Derartige Anwendungen, die nicht als Cloud-Massenware zur Verfügung stehen, möchte Google virtualisiert mit seinen Partnern VMware oder Citrix abbilden. Die Applikationen sollen dann genau wie die richtigen Cloud-Programme auch im Browser bereit stehen. Somit kann theoretisch auch Googles Chrome OS die unternehmensindividuelle Software abbilden. Aber auch hier bleiben einige entscheidende Fragen offen: Wer betreibt die Anwendungen dann? Und wer ist für deren Support zuständig? Wer unterstützt Unternehmen bei der Anpassung an neue Prozesse?
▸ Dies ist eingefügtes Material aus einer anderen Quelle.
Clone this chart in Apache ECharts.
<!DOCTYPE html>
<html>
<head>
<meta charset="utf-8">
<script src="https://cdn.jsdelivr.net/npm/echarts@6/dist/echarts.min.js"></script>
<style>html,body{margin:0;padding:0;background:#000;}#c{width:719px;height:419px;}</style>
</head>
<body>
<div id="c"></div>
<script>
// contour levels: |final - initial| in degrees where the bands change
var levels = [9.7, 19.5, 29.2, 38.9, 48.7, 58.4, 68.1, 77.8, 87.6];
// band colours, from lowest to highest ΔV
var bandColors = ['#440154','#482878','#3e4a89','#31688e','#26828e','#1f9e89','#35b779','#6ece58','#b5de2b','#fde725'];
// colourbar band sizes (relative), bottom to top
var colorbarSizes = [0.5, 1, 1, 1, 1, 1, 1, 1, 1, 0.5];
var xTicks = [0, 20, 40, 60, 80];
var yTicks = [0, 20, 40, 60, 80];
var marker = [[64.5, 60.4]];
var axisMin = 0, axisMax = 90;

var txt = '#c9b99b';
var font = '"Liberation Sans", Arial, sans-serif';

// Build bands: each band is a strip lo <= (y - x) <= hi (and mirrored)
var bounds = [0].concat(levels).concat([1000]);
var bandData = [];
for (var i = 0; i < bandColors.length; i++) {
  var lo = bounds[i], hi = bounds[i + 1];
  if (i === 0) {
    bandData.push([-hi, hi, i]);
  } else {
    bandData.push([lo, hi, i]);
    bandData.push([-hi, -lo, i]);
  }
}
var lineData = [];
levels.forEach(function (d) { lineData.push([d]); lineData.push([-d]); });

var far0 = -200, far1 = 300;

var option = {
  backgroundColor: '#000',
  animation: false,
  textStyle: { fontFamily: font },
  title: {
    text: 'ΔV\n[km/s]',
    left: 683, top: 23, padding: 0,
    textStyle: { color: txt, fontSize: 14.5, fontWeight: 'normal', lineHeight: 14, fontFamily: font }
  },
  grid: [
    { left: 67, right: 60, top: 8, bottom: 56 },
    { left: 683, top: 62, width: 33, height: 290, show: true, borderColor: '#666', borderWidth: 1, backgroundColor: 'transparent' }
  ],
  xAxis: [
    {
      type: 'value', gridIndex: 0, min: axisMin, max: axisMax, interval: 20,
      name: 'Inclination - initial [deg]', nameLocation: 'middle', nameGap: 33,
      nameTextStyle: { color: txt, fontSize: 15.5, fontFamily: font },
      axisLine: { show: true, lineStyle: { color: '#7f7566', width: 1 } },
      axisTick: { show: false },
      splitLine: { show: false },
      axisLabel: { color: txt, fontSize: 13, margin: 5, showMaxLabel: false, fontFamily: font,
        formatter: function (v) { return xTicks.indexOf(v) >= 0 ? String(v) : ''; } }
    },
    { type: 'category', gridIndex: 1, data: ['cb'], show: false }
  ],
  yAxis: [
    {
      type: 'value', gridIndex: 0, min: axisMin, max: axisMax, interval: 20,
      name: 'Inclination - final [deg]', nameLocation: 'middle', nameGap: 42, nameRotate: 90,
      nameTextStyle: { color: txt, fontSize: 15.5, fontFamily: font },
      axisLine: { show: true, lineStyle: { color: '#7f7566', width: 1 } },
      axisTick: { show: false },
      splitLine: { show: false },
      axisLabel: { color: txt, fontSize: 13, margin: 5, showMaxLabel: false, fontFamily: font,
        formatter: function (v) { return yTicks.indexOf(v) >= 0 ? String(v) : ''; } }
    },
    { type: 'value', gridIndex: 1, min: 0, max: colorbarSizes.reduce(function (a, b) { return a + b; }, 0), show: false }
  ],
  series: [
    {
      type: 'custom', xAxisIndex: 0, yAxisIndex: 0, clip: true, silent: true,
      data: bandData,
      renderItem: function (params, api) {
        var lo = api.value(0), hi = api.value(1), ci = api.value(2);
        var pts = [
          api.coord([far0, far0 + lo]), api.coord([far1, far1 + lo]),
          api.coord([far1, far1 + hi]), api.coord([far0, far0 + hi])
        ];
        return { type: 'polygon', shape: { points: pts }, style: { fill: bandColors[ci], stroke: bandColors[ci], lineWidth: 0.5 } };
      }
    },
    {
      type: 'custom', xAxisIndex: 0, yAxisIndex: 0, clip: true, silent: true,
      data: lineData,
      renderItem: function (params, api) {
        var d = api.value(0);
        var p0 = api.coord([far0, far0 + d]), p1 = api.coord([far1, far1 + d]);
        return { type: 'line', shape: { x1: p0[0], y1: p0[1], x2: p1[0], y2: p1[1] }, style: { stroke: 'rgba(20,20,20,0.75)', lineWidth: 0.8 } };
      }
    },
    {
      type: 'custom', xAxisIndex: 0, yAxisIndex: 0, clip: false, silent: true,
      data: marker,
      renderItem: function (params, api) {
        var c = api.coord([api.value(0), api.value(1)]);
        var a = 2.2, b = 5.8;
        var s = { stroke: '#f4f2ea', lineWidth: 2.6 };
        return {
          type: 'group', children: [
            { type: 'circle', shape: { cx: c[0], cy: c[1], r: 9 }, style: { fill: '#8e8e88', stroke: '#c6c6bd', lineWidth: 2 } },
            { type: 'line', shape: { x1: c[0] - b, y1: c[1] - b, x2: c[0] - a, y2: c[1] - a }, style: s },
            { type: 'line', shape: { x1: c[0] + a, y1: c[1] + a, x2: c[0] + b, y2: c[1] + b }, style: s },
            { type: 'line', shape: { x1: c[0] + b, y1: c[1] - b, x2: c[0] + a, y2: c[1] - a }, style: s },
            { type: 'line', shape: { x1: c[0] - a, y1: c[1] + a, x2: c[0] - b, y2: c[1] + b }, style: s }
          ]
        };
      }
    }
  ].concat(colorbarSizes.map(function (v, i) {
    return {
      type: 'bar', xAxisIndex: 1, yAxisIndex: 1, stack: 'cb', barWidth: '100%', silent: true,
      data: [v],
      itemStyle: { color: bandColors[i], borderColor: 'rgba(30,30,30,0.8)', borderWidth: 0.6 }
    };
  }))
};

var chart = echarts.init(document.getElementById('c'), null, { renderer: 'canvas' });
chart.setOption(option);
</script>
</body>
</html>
In der Regel können derartige Applikationen nicht als Massen-IT-Ware betrieben und gepflegt werden. Sie erfordern viel Fingerspitzengefühl für die teilweise sehr individuellen Prozesse der Unternehmen.
Weltweite Datensammlung
Ein weiterer Punkt bei der Betrachtung der Pros und Contras von Googles Betriebssystem dürfte insbesondere für Anwender aus dem europäischen Raum interessant sein: Die Frage nach dem tatsächlichen Ort der Datenspeicherung. Für personenbezogene Daten, die Rückschlüsse auf persönliche Informationen über einzelne Personen geben, gibt die EU klare Regelungen vor: Sie dürfen den EU-Raum nicht verlassen. Google jedoch betreibt seine Cloud-Infrastruktur weltweit. Wo genau geschäftskritische und personenbezogene Daten bei der Nutzung des Systems gespeichert werden, bleibt wahrscheinlich auch in der Praxis unklar.
Nichtsdestotrotz ist Googles Chrome OS keine Evolution, sondern eine Revolution im IT-Markt. Auch die Art und Weise, wie wir unsere IT nutzen, wird sich hierdurch über lang oder kurz verändern. Google eröffnet hier eine neue IT-Liga. Doch die Frage bleibt, ob der Suchmaschinenriese damit jetzt schon erfolgreich sein kann.